History of American Political Parties Since 1896 – HIUS 542

CG • Section 8WK • 11/08/2019 to 04/16/2020 • Modified 02/01/2024

Course Description

This course examines the party system’s response to the emergence of the United States as a world power from the election of McKinley to the present. Special emphasis is placed on U.S. presidential elections.

For information regarding prerequisites for this course, please refer to the Academic Course Catalog.

Rationale

The course provides students with an understanding of the history of the American political process since 1896.

Course Assignment

Textbook readings and lecture presentations.

Course Requirements Checklist

After reading the Syllabus and Student Expectations, the student will complete the related checklist found in the Course Overview.

Discussions (2)

The student is required to provide a thread in response to the provided prompt for each discussion. Each thread must be at least 400 words in length and demonstrate course-related knowledge.
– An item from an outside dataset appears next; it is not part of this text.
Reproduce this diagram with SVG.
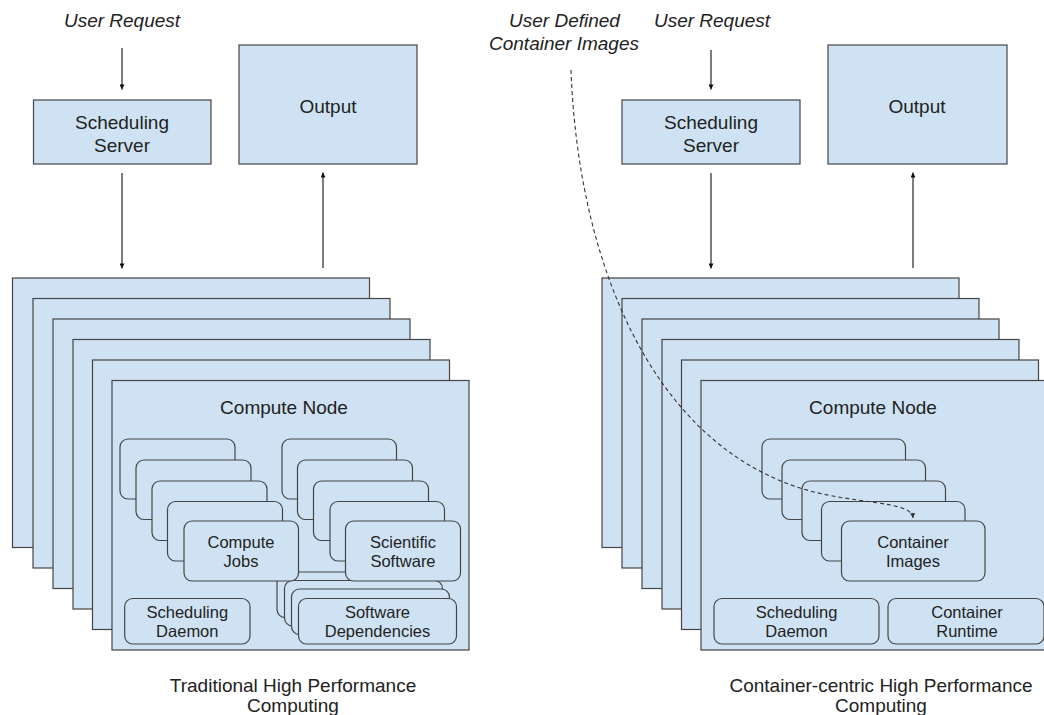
<svg xmlns="http://www.w3.org/2000/svg" width="1044" height="715" viewBox="0 0 1044 715">
  <style>
    .box { fill: #cfe2f3; stroke: #454545; stroke-width: 1.2; }
    .t { font-family: "Liberation Sans", Arial, sans-serif; fill: #222; text-anchor: middle; }
    .big { font-size: 19px; }
    .small { font-size: 16.5px; }
    .it { font-style: italic; font-size: 19px; }
    .arrow { stroke: #111; stroke-width: 1.1; fill: none; marker-end: url(#ah); }
    .dash { stroke: #333; stroke-width: 1.1; fill: none; stroke-dasharray: 4 3; marker-end: url(#ahd); }
  </style>
  <defs>
    <marker id="ah" viewBox="0 0 10 10" refX="10" refY="5" markerWidth="6" markerHeight="5" markerUnits="userSpaceOnUse" orient="auto">
      <path d="M0,0 L10,5 L0,10 z" fill="#111"/>
    </marker>
    <marker id="ahd" viewBox="0 0 10 10" refX="10" refY="5" markerWidth="6" markerHeight="5" markerUnits="userSpaceOnUse" orient="auto">
      <path d="M0,0 L10,5 L0,10 z" fill="#333"/>
    </marker>
  </defs>
  <rect width="1044" height="715" fill="#ffffff"/>

  <!-- ===== LEFT: Traditional HPC ===== -->
  <g id="left-user-request">
    <text class="t it" x="122" y="27">User Request</text>
  </g>
  <g id="left-scheduling-server">
    <rect class="box" x="33.5" y="100" width="177.5" height="64"/>
    <text class="t big" x="122" y="129">Scheduling</text>
    <text class="t big" x="122" y="151.5">Server</text>
  </g>
  <g id="left-output">
    <rect class="box" x="239" y="45" width="178" height="119"/>
    <text class="t big" x="328" y="112.5">Output</text>
  </g>
  <g id="left-compute-nodes">
    <rect class="box" x="12.5" y="278" width="357" height="269.5"/>
    <rect class="box" x="33" y="298.5" width="357" height="269.5"/>
    <rect class="box" x="53" y="319" width="357" height="269.5"/>
    <rect class="box" x="73" y="339.5" width="357" height="269.5"/>
    <rect class="box" x="92.5" y="360" width="357" height="269.5"/>
    <rect class="box" x="112" y="380.5" width="357" height="269.5"/>
    <text class="t big" x="284" y="413.5">Compute Node</text>
  </g>
  <g id="left-software-dependencies">
    <rect class="box" x="277" y="572" width="158" height="45.5" rx="8"/>
    <rect class="box" x="284.5" y="580.5" width="158" height="45.5" rx="8"/>
    <rect class="box" x="291.5" y="589" width="158" height="45.5" rx="8"/>
    <rect class="box" x="298.5" y="598.5" width="158" height="45.5" rx="8"/>
    <text class="t small" x="377.5" y="618.3">Software</text>
    <text class="t small" x="377.5" y="637.3">Dependencies</text>
  </g>
  <g id="left-compute-jobs">
    <rect class="box" x="120" y="439" width="115" height="60" rx="8"/>
    <rect class="box" x="136" y="460" width="115" height="59.5" rx="8"/>
    <rect class="box" x="152" y="481" width="115" height="59.5" rx="8"/>
    <rect class="box" x="167.5" y="501.5" width="115" height="59.5" rx="8"/>
    <rect class="box" x="184" y="521" width="114.5" height="60" rx="8"/>
    <text class="t small" x="241" y="547.5">Compute</text>
    <text class="t small" x="241" y="566.5">Jobs</text>
  </g>
  <g id="left-scientific-software">
    <rect class="box" x="282" y="439" width="114.5" height="60" rx="8"/>
    <rect class="box" x="297.5" y="460" width="115" height="59.5" rx="8"/>
    <rect class="box" x="313.5" y="481" width="115" height="59.5" rx="8"/>
    <rect class="box" x="330" y="501.5" width="114.5" height="59.5" rx="8"/>
    <rect class="box" x="345.5" y="521" width="115" height="60" rx="8"/>
    <text class="t small" x="403" y="547.5">Scientific</text>
    <text class="t small" x="403" y="566.5">Software</text>
  </g>
  <g id="left-scheduling-daemon">
    <rect class="box" x="124.7" y="598.5" width="125.3" height="45.5" rx="8"/>
    <text class="t small" x="187.3" y="618.3">Scheduling</text>
    <text class="t small" x="187.3" y="637.3">Daemon</text>
  </g>
  <g id="left-caption">
    <text class="t big" x="293" y="691.5">Traditional High Performance</text>
    <text class="t big" x="293" y="712">Computing</text>
  </g>

  <!-- ===== RIGHT: Container-centric HPC ===== -->
  <g id="right-user-request">
    <text class="t it" x="712" y="27">User Request</text>
  </g>
  <g id="right-user-images">
    <text class="t it" x="564.5" y="27">User Defined</text>
    <text class="t it" x="564" y="50">Container Images</text>
  </g>
  <g id="right-scheduling-server">
    <rect class="box" x="622" y="100" width="178" height="64"/>
    <text class="t big" x="711" y="129">Scheduling</text>
    <text class="t big" x="711" y="151.5">Server</text>
  </g>
  <g id="right-output">
    <rect class="box" x="828" y="45" width="179" height="119"/>
    <text class="t big" x="917" y="112.5">Output</text>
  </g>
  <g id="right-compute-nodes">
    <rect class="box" x="602" y="278" width="357" height="269.5"/>
    <rect class="box" x="622" y="298.5" width="357" height="269.5"/>
    <rect class="box" x="642" y="319" width="357" height="269.5"/>
    <rect class="box" x="662" y="339.5" width="357" height="269.5"/>
    <rect class="box" x="681.5" y="360" width="357" height="269.5"/>
    <rect class="box" x="701" y="380.5" width="357" height="269.5"/>
    <text class="t big" x="873" y="413.5">Compute Node</text>
  </g>
  <g id="right-container-images">
    <rect class="box" x="762" y="439" width="143.5" height="60" rx="8"/>
    <rect class="box" x="782" y="460" width="143.5" height="59.5" rx="8"/>
    <rect class="box" x="802" y="481" width="143.5" height="59.5" rx="8"/>
    <rect class="box" x="821.5" y="501.5" width="143.5" height="59.5" rx="8"/>
    <rect class="box" x="841.5" y="521" width="143.5" height="60" rx="8"/>
    <text class="t small" x="913" y="547.5">Container</text>
    <text class="t small" x="913" y="566.5">Images</text>
  </g>
  <g id="right-scheduling-daemon">
    <rect class="box" x="714" y="598.5" width="165" height="45.5" rx="8"/>
    <text class="t small" x="796.5" y="618.3">Scheduling</text>
    <text class="t small" x="796.5" y="637.3">Daemon</text>
  </g>
  <g id="right-container-runtime">
    <rect class="box" x="888" y="598.5" width="156" height="45.5" rx="8"/>
    <text class="t small" x="967" y="618.3">Container</text>
    <text class="t small" x="967" y="637.3">Runtime</text>
  </g>
  <g id="right-caption">
    <text class="t big" x="881" y="691.5">Container-centric High Performance</text>
    <text class="t big" x="881" y="712">Computing</text>
  </g>

  <!-- ===== Connectors ===== -->
  <g id="connectors">
    <line class="arrow" x1="122" y1="48" x2="122" y2="89.5"/>
    <line class="arrow" x1="122" y1="173" x2="122" y2="268.5"/>
    <line class="arrow" x1="323" y1="268" x2="323" y2="172.5"/>
    <line class="arrow" x1="711" y1="50" x2="711" y2="89.5"/>
    <line class="arrow" x1="711" y1="173" x2="711" y2="268.5"/>
    <line class="arrow" x1="913" y1="268" x2="913" y2="172.5"/>
    <path class="dash" d="M571,70 C578,260 650,440 800,488 C852.5,504.8 912,500 913,518"/>
  </g>
</svg>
At least 2 articles from the assigned reading, 1 additional primary source, and 1 other additional resource must be cited for a total of 4 sources cited in each thread. In addition to the thread, the student is required to reply to 3 other classmates’ threads. Each reply must be at least 250 words in length and have at least one new source (peer reviewed, University Press, or primary) that was not used by the author in the original thread. All citations must be in Turabian.

Research Paper Prospectus Assignment

The research prospectus describes the research paper. The assignment is 1 to 2 pages in length and requires the student to describe the proposed project, explain the significance of the topic, discuss some useful sources, and project a rough outline for the research and paper. In addition to this page summary, there must also be a title page and a bibliography of at least 18 works. These pages must be numbered.
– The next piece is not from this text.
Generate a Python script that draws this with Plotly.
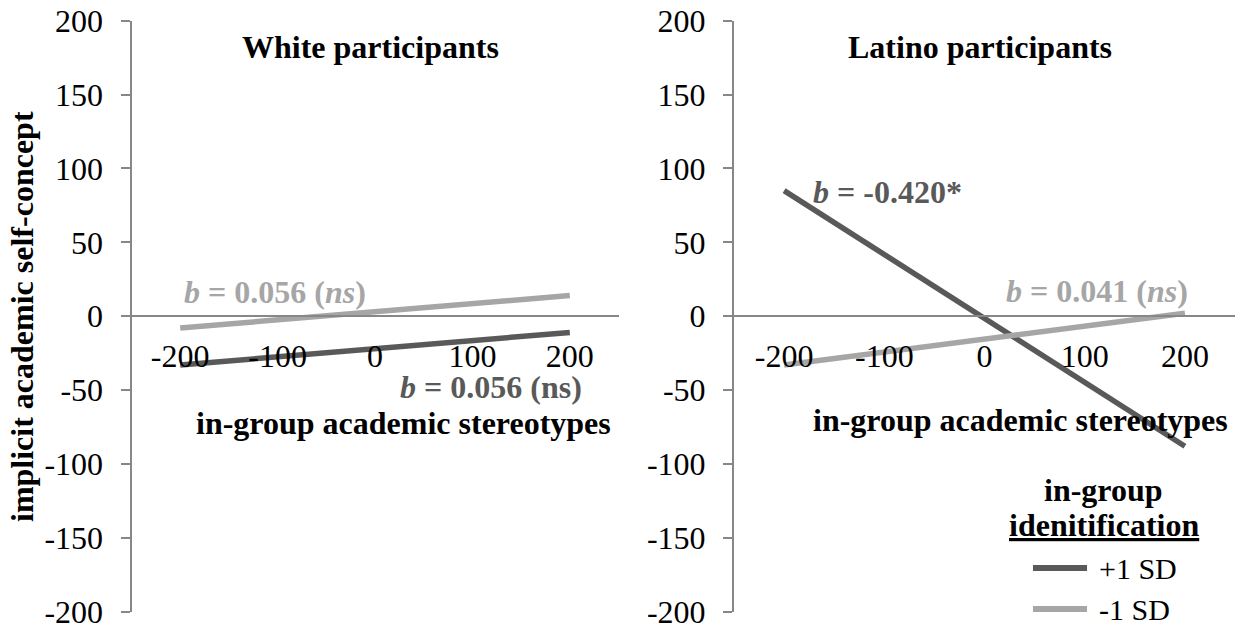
import plotly.graph_objects as go

# Simple-slope endpoints at -200 and +200 on the stereotype scale
x_levels = [-200, 200]
x_ticks = [-200, -100, 0, 100, 200]
y_ticks = [-200, -150, -100, -50, 0, 50, 100, 150, 200]

white_high = [-33, -11]   # +1 SD identification
white_low = [-8, 14]      # -1 SD identification
latino_high = [85, -88]
latino_low = [-33, 2]

DARK = "#595959"
LIGHT = "#a6a6a6"
AXIS = "#878787"
FONT = "Liberation Serif"
FS = 32

W, H = 1239, 629


def px(x):
    return x / W


def py(y):
    return 1 - y / H


y_dom = [py(611.7), py(20.7)]
x_dom_left = [px(131.5), px(618.5)]
x_dom_right = [px(734.0), px(1235.0)]
zero_pos = (y_dom[0] + y_dom[1]) / 2

fig = go.Figure()

for xa, ya, hi, lo in [("x", "y", white_high, white_low),
                        ("x2", "y2", latino_high, latino_low)]:
    fig.add_trace(go.Scatter(x=x_levels, y=hi, mode="lines", xaxis=xa, yaxis=ya,
                             line=dict(color=DARK, width=5.5), showlegend=False,
                             name="+1 SD"))
    fig.add_trace(go.Scatter(x=x_levels, y=lo, mode="lines", xaxis=xa, yaxis=ya,
                             line=dict(color=LIGHT, width=5.5), showlegend=False,
                             name="-1 SD"))

xaxis_common = dict(range=[-250, 250], tickvals=x_ticks, ticktext=[str(v) for v in x_ticks],
                    showline=True, linecolor=AXIS, linewidth=2, showgrid=False,
                    zeroline=False, ticks="", ticklabelstandoff=11, automargin=False,
                    ticklabeloverflow="allow",
                    tickfont=dict(family=FONT, size=FS, color="black"),
                    anchor="free", position=zero_pos)
yaxis_common = dict(range=[-200, 200], tickvals=y_ticks, ticktext=[str(v) for v in y_ticks],
                    showline=True, linecolor=AXIS,
                    linewidth=2, showgrid=False, zeroline=False, ticks="outside",
                    ticklen=9, tickwidth=2, tickcolor=AXIS, ticklabelstandoff=11,
                    automargin=False, ticklabeloverflow="allow",
                    tickfont=dict(family=FONT, size=FS, color="black"),
                    domain=y_dom)

fig.update_layout(
    width=W, height=H,
    margin=dict(l=0, r=0, t=0, b=0),
    paper_bgcolor="white", plot_bgcolor="white",
    xaxis=dict(domain=x_dom_left, **xaxis_common),
    yaxis=dict(anchor="x", **yaxis_common),
    xaxis2=dict(domain=x_dom_right, **xaxis_common),
    yaxis2=dict(anchor="x2", **yaxis_common),
    showlegend=False,
)


def note(text, x, y, color="black", size=FS, angle=0):
    fig.add_annotation(text=text, x=px(x), y=py(y), xref="paper", yref="paper",
                       showarrow=False, xanchor="center", yanchor="middle",
                       textangle=angle,
                       font=dict(family=FONT, size=size, color=color))


# panel titles
note("<b>White participants</b>", 370, 47)
note("<b>Latino participants</b>", 980, 47)

# axis titles
note("<b>implicit academic self-concept</b>", 22, 317, angle=-90)
note("<b>in-group academic stereotypes</b>", 403, 423)
note("<b>in-group academic stereotypes</b>", 1020, 420)

# slope labels
note("<b><i>b</i> = 0.056 (<i>ns</i>)</b>", 275, 292, color=LIGHT)
note("<b><i>b</i> = 0.056 (ns)</b>", 491, 387, color=DARK)
note("<b><i>b</i> = -0.420*</b>", 887, 192, color=DARK)
note("<b><i>b</i> = 0.041 (<i>ns</i>)</b>", 1097, 291, color=LIGHT)

# legend block
note("<b>in-group</b>", 1103, 490)
note("<b><u>idenitification</u></b>", 1104, 525)
for label, color, yy in [("+1 SD", DARK, 568), ("-1 SD", LIGHT, 609)]:
    fig.add_shape(type="line", xref="paper", yref="paper",
                  x0=px(1033), x1=px(1087), y0=py(yy), y1=py(yy),
                  line=dict(color=color, width=6))
    fig.add_annotation(text=label, x=px(1097), y=py(yy), xref="paper", yref="paper",
                       showarrow=False, xanchor="left", yanchor="middle",
                       font=dict(family=FONT, size=FS - 2, color="black"))

fig.write_html("out.html")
Quizzes: Historiography (2)

Students will take two multiple choice and essay quizzes over two historiographic essays: “Presidential Politics and the Election of 1912,” by William Murphy, and “Politics of the 1930s and the New Deal” by Michael A. Davis. The readings are chapters from books available online through the JFL.

Quizzes: Article (6)

Students will take six multiple choice and/or true or false articles quizzes over select articles embedded in Modules 1, 2, 4, 5, 6, and 8: “William Howard Taft, the 1908 Election, and the Future of the American Presidency,” "A President for the Great Silent Majority: Bruce Barton's Construction of Calvin Coolidge," “'Never Argue With the Gallup Poll’: Thomas Dewey, Civil Rights, and the 1948 Election,” “To Defeat a Maverick: The Goldwater Candidacy Revisited, 1963-1964,” "Waging 'The Good Fight': The Political Career of Shirley Chisholm, 1953-1982," and “Clinton’s Elections: Redividing Government in the 1990s.” The article links for all six are through the JFL and are located in the learn section in each of the respective modules.

Quiz: Politics as Usual Book

Students will take a multiple choice and essay quiz over Politics as Usual: Thomas Dewey, Franklin Roosevelt, and the Wartime Presidential Campaign of 1944 (2014), by Michael A. Davis

Research Paper Assignment

The student will write an 18–22-page research-based paper in current Turabian format that focuses on an election of his or her choice related to those covered in this class. General election presidential campaigns are excluded. Presidential primary contests, congressional, and gubernatorial campaigns are permitted. The paper must include at least 18 sources.

Quizzes: Lecture & Reading (8)

Each exam will cover the Reading & Study material for the module in which it is assigned. Each quiz will be open-book/open-notes, contain 25 multiple-choice and true/false questions and 1 short answer questions, and have a 1-hour and 15-minute time limit.